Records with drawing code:

%%

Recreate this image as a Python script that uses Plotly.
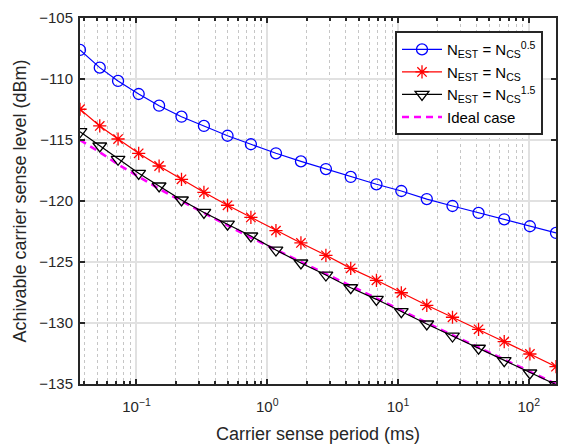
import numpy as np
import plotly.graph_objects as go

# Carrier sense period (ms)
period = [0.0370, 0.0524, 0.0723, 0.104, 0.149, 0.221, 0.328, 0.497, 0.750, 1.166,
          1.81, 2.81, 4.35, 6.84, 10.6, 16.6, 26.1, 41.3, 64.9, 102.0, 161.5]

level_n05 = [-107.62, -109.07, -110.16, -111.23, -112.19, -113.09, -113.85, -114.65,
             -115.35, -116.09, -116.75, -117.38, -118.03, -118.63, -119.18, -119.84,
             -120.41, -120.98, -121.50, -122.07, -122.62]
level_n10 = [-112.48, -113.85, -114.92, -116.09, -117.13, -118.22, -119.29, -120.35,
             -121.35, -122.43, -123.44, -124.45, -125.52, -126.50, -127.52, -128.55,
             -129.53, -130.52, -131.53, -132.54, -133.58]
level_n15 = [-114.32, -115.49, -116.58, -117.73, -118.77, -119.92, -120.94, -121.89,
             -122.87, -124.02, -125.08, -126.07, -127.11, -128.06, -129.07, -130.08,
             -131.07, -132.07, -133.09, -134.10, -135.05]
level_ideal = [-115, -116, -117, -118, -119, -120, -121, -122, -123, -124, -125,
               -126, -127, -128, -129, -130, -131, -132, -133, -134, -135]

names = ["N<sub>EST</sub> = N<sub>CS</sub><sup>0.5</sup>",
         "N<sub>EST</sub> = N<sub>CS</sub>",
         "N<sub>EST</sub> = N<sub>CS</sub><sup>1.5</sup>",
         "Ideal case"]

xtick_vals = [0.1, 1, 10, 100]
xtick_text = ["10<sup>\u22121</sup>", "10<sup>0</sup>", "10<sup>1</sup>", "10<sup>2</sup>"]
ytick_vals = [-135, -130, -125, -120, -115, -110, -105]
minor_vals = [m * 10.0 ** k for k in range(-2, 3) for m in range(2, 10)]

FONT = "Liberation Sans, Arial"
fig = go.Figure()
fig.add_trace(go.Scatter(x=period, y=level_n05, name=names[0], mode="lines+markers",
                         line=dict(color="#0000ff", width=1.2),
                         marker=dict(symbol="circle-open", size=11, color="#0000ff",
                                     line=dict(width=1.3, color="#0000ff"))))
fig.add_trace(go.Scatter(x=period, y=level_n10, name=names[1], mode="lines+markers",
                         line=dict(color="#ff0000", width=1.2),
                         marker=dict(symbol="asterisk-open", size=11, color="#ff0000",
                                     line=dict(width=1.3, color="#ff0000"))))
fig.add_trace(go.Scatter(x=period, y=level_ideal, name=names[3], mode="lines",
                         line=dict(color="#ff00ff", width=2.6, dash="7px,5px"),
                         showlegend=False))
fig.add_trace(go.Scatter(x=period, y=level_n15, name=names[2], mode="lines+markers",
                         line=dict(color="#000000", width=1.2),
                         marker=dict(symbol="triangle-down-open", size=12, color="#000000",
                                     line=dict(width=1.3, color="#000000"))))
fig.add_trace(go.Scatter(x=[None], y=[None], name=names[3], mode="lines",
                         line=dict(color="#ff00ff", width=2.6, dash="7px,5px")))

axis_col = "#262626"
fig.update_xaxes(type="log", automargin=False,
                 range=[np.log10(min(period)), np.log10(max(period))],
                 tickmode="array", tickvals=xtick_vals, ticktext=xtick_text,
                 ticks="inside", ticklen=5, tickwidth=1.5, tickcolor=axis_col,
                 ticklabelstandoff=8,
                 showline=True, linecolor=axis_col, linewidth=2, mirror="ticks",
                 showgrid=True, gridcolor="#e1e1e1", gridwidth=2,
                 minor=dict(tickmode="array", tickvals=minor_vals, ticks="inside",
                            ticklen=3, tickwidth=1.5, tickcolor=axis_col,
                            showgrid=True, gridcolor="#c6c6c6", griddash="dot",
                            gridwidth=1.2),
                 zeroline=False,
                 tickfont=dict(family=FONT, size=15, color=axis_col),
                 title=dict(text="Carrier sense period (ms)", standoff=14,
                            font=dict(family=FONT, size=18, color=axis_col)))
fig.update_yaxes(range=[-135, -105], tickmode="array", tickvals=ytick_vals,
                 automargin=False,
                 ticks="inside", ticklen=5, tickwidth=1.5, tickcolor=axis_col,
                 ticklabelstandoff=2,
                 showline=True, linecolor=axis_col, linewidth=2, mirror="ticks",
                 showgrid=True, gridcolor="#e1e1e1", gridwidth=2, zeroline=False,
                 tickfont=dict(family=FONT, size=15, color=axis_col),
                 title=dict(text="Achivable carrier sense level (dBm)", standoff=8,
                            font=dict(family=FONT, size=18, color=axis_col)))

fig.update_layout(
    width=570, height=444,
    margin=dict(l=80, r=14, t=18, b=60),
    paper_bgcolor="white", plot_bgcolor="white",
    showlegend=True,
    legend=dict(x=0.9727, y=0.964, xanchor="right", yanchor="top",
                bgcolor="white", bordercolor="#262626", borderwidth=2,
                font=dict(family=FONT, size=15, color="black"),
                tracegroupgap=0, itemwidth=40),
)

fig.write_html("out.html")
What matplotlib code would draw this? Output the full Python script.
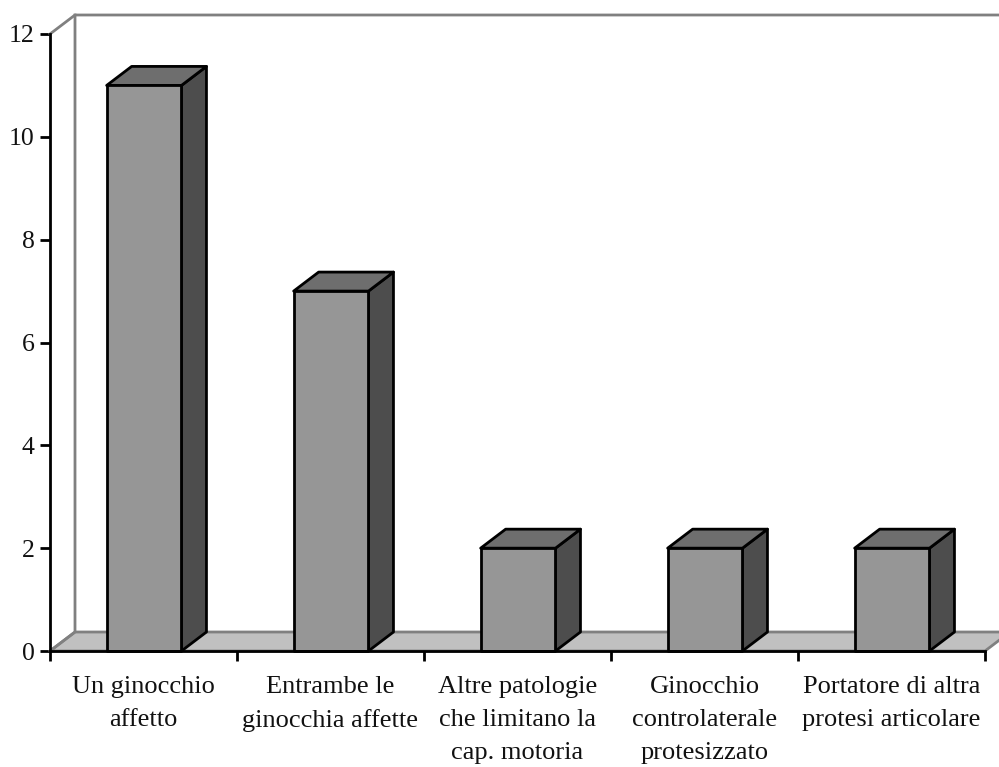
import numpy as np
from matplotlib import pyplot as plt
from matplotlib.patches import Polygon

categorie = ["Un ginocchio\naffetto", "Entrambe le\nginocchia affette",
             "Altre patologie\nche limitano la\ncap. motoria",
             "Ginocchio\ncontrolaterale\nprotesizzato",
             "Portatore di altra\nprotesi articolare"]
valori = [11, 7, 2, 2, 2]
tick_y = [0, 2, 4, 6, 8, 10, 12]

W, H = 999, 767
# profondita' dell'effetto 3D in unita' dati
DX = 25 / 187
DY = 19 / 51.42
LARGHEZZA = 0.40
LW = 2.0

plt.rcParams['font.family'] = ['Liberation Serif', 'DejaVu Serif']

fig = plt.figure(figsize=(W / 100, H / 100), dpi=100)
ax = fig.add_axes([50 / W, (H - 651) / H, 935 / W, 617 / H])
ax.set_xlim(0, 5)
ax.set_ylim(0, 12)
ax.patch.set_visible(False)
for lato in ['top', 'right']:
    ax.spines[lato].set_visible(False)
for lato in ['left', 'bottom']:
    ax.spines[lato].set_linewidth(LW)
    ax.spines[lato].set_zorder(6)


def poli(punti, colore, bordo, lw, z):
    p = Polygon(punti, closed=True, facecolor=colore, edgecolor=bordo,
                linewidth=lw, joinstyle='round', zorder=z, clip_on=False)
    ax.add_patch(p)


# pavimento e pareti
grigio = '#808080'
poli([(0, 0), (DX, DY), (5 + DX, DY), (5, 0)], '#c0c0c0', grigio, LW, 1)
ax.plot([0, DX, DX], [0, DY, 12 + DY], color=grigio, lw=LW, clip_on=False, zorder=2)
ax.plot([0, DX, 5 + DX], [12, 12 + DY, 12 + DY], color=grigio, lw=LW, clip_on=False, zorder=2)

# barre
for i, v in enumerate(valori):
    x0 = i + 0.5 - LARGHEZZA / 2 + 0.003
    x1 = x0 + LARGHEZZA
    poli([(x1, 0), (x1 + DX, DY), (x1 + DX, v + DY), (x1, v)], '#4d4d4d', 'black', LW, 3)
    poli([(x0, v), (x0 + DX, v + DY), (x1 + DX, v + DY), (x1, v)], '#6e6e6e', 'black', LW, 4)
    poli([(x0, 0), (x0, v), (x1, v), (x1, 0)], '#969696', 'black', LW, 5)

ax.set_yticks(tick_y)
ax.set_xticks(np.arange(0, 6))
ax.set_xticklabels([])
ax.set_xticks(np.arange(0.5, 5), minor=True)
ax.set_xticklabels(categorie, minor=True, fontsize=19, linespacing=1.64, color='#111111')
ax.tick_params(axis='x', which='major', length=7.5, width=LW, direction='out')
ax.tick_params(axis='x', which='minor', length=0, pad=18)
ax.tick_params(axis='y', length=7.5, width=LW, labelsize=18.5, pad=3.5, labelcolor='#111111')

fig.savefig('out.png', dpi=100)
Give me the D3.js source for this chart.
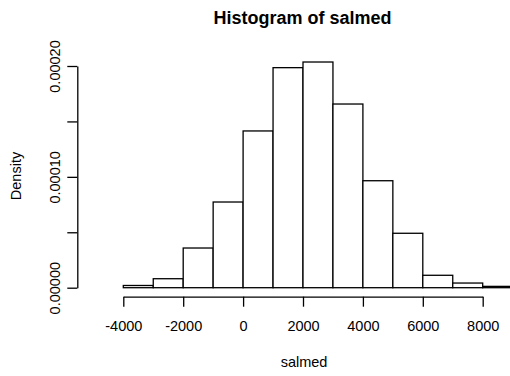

%%

EXERCISE DESCRIPTION: Stop after the line containing "minor_vals = [m": copy the records exactly from the first line up to there, leaving pictures out.

THE RESULT:
Recreate this image as a Python script that uses Plotly.
import numpy as np
import plotly.graph_objects as go

# Carrier sense period (ms)
period = [0.0370, 0.0524, 0.0723, 0.104, 0.149, 0.221, 0.328, 0.497, 0.750, 1.166,
          1.81, 2.81, 4.35, 6.84, 10.6, 16.6, 26.1, 41.3, 64.9, 102.0, 161.5]

level_n05 = [-107.62, -109.07, -110.16, -111.23, -112.19, -113.09, -113.85, -114.65,
             -115.35, -116.09, -116.75, -117.38, -118.03, -118.63, -119.18, -119.84,
             -120.41, -120.98, -121.50, -122.07, -122.62]
level_n10 = [-112.48, -113.85, -114.92, -116.09, -117.13, -118.22, -119.29, -120.35,
             -121.35, -122.43, -123.44, -124.45, -125.52, -126.50, -127.52, -128.55,
             -129.53, -130.52, -131.53, -132.54, -133.58]
level_n15 = [-114.32, -115.49, -116.58, -117.73, -118.77, -119.92, -120.94, -121.89,
             -122.87, -124.02, -125.08, -126.07, -127.11, -128.06, -129.07, -130.08,
             -131.07, -132.07, -133.09, -134.10, -135.05]
level_ideal = [-115, -116, -117, -118, -119, -120, -121, -122, -123, -124, -125,
               -126, -127, -128, -129, -130, -131, -132, -133, -134, -135]

names = ["N<sub>EST</sub> = N<sub>CS</sub><sup>0.5</sup>",
         "N<sub>EST</sub> = N<sub>CS</sub>",
         "N<sub>EST</sub> = N<sub>CS</sub><sup>1.5</sup>",
         "Ideal case"]

xtick_vals = [0.1, 1, 10, 100]
xtick_text = ["10<sup>\u22121</sup>", "10<sup>0</sup>", "10<sup>1</sup>", "10<sup>2</sup>"]
ytick_vals = [-135, -130, -125, -120, -115, -110, -105]
minor_vals = [m * 10.0 ** k for k in range(-2, 3) for m in range(2, 10)]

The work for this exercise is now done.